**WORK REQUIRED**
Give back, unchanged, the line with "What React, TypeScript", the line with "import * as", and every line between them, and no other line.

[Plotting code records]
:::

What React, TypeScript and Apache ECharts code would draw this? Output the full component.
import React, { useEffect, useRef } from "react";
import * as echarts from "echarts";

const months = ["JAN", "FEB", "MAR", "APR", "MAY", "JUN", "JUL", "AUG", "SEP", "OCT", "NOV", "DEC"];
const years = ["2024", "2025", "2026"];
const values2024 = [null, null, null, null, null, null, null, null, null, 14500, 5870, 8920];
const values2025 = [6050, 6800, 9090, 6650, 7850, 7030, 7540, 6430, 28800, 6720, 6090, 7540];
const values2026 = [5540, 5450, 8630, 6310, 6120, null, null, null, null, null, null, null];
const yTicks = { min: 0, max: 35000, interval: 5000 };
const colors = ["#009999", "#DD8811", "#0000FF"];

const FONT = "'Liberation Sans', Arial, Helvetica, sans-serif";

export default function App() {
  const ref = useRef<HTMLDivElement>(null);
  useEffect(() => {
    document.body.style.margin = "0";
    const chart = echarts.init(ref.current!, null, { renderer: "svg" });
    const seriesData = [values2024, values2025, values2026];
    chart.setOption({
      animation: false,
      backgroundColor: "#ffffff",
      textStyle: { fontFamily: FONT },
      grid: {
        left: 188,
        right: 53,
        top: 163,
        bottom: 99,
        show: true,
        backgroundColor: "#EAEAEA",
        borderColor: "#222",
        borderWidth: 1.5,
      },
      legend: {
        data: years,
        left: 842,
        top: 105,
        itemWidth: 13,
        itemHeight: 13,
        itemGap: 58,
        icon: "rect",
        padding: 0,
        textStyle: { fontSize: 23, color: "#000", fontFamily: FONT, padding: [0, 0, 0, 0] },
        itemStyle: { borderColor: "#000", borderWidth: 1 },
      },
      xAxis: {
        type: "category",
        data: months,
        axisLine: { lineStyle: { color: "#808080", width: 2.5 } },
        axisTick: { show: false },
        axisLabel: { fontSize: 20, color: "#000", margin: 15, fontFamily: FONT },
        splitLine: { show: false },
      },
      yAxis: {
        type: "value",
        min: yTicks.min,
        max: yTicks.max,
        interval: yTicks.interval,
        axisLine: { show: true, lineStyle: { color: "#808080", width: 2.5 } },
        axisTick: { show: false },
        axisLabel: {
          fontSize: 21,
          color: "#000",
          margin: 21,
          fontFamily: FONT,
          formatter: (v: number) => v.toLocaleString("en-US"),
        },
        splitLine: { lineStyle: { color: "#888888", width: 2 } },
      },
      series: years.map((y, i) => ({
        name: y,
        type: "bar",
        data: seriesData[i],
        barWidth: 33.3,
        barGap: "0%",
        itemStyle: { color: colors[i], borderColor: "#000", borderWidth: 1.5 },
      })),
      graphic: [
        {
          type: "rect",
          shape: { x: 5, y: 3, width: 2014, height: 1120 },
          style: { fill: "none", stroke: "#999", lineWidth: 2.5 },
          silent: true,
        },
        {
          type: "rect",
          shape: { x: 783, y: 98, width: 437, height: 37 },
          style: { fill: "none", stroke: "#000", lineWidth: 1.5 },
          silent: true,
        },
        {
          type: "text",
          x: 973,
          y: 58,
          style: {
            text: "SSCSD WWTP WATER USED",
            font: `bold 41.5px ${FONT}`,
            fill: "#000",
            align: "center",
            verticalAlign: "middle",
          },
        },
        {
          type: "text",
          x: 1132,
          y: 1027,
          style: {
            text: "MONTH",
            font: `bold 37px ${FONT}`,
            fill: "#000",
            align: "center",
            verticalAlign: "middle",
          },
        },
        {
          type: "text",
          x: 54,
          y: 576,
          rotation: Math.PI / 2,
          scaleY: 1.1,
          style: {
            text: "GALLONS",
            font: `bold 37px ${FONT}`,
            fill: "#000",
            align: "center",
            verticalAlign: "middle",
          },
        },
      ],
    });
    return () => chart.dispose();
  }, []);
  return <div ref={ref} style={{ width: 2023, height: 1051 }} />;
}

:::

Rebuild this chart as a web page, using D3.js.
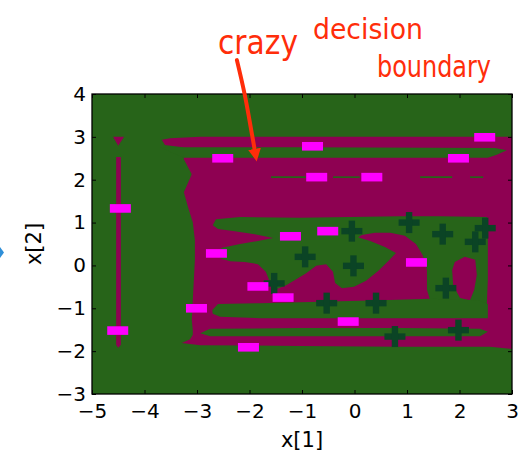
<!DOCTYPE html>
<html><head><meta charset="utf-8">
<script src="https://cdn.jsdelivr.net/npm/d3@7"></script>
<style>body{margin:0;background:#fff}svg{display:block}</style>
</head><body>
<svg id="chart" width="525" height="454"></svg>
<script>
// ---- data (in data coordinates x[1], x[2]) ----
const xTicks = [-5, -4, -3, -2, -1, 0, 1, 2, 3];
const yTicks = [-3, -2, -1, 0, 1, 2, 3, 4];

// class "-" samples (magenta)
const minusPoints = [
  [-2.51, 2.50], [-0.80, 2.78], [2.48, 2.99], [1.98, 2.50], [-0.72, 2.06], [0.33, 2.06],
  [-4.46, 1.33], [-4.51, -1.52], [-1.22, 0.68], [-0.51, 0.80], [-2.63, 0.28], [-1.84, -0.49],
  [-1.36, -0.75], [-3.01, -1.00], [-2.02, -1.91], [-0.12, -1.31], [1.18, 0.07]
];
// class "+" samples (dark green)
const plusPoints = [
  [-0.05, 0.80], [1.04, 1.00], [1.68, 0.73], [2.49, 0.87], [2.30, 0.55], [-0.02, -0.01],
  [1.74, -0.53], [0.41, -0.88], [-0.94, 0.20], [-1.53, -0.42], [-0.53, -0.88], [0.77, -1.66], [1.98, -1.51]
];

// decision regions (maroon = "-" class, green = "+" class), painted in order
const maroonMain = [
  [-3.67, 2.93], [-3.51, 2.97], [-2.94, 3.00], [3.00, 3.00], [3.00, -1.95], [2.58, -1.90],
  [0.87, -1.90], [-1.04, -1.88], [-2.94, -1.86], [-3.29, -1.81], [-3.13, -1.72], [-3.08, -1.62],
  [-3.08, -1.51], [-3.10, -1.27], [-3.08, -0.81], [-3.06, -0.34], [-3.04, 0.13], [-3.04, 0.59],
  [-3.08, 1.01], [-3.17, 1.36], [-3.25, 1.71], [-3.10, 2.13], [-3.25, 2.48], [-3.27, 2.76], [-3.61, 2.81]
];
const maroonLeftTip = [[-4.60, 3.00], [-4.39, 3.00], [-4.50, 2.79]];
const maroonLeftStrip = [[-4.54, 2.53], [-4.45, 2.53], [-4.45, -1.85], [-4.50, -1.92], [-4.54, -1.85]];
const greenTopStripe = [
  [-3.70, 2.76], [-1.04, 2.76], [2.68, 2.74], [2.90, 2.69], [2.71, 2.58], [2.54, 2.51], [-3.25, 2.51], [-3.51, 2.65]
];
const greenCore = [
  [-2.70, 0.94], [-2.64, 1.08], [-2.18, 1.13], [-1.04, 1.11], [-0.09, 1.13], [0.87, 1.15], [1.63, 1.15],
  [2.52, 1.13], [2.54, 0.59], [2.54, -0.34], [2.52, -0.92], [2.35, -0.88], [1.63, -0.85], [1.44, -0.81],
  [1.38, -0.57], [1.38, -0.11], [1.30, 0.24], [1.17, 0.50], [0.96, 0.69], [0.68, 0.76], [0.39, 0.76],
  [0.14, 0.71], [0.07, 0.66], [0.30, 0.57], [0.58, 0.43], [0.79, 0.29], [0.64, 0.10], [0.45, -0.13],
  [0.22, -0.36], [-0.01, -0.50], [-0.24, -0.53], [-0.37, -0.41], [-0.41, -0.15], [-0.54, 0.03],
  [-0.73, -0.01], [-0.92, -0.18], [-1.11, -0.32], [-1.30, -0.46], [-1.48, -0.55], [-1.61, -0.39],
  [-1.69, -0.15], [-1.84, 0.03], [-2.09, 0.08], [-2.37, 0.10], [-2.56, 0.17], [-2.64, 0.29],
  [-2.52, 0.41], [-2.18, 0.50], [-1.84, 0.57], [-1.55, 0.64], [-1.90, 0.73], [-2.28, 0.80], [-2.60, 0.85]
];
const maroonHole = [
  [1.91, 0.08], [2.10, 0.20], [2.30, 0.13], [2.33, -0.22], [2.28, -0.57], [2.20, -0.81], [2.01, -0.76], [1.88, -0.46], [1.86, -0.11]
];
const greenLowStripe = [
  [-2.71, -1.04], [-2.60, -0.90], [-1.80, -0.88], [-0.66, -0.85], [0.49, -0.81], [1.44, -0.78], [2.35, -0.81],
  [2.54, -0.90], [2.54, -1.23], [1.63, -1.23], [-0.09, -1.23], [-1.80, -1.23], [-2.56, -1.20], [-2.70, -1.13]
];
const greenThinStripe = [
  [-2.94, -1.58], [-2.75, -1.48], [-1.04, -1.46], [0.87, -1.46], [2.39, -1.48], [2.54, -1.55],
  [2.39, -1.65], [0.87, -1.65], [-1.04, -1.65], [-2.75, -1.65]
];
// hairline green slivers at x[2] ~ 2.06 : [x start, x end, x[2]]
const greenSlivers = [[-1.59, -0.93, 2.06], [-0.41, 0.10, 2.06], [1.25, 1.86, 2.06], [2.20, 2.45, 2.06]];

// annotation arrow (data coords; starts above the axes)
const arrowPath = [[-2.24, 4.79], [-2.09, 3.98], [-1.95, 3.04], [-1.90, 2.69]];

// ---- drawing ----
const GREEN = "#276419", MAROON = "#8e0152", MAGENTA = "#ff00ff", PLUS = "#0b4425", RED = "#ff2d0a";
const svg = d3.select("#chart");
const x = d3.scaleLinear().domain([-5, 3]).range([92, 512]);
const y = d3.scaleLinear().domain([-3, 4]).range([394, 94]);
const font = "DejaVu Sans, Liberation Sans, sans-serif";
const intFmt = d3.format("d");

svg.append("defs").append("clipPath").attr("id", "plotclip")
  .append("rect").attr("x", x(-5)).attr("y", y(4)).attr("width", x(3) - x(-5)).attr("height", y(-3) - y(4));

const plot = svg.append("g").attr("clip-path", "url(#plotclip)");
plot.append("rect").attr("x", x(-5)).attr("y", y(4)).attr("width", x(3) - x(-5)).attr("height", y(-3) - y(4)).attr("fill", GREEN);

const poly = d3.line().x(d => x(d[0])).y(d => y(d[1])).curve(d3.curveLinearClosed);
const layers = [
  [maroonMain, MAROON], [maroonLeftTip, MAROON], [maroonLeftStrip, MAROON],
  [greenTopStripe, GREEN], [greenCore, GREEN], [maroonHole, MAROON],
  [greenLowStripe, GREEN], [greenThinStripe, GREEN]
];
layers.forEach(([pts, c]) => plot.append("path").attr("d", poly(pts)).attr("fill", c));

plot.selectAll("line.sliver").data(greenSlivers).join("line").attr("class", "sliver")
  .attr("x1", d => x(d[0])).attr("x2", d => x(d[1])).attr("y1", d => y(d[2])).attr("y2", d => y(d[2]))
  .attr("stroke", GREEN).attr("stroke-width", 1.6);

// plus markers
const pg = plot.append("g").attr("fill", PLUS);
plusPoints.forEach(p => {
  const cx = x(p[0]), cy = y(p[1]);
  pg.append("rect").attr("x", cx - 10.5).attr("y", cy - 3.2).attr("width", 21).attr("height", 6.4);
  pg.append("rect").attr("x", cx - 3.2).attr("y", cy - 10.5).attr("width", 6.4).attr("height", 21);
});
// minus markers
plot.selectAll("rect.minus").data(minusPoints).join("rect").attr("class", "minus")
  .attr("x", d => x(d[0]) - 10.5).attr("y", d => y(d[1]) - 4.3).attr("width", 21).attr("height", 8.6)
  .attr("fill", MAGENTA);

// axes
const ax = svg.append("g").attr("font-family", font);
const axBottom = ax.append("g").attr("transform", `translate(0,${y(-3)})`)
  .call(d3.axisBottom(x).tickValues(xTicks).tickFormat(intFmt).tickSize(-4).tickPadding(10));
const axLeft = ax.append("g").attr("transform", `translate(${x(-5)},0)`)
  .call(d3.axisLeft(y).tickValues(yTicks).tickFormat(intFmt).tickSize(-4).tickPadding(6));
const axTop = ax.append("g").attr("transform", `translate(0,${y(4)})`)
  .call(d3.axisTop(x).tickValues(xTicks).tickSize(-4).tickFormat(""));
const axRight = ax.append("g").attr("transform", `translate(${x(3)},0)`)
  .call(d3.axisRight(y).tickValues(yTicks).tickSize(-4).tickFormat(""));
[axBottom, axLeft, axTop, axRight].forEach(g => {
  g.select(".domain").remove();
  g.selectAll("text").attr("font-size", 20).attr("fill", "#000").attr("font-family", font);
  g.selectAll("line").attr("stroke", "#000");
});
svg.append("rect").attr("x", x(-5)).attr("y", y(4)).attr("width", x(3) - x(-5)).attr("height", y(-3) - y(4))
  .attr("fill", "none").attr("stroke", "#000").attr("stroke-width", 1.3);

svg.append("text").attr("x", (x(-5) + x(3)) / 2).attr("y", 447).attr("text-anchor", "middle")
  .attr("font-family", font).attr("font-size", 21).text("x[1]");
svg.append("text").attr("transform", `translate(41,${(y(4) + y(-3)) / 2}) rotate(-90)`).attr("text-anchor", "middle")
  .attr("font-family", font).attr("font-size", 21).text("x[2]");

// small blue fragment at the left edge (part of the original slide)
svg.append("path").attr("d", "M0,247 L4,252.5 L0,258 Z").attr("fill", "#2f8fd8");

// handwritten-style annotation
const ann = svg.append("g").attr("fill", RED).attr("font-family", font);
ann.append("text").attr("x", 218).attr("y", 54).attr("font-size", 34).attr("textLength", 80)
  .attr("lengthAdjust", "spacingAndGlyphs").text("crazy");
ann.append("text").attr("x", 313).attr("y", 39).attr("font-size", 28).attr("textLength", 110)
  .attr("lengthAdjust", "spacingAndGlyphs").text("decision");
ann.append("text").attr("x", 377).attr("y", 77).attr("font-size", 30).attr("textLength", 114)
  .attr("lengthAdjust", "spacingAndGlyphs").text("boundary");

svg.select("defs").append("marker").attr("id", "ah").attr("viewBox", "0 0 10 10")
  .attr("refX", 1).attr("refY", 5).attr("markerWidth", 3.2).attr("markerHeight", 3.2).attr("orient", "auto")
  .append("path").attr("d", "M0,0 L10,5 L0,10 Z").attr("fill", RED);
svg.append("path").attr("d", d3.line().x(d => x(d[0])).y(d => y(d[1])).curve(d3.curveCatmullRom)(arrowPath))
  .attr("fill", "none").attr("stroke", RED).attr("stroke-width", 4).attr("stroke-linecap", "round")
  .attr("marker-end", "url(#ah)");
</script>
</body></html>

:::

**IN RESPONSE**
What React, TypeScript and Apache ECharts code would draw this? Output the full component.
import React, { useEffect, useRef } from "react";
import * as echarts from "echarts";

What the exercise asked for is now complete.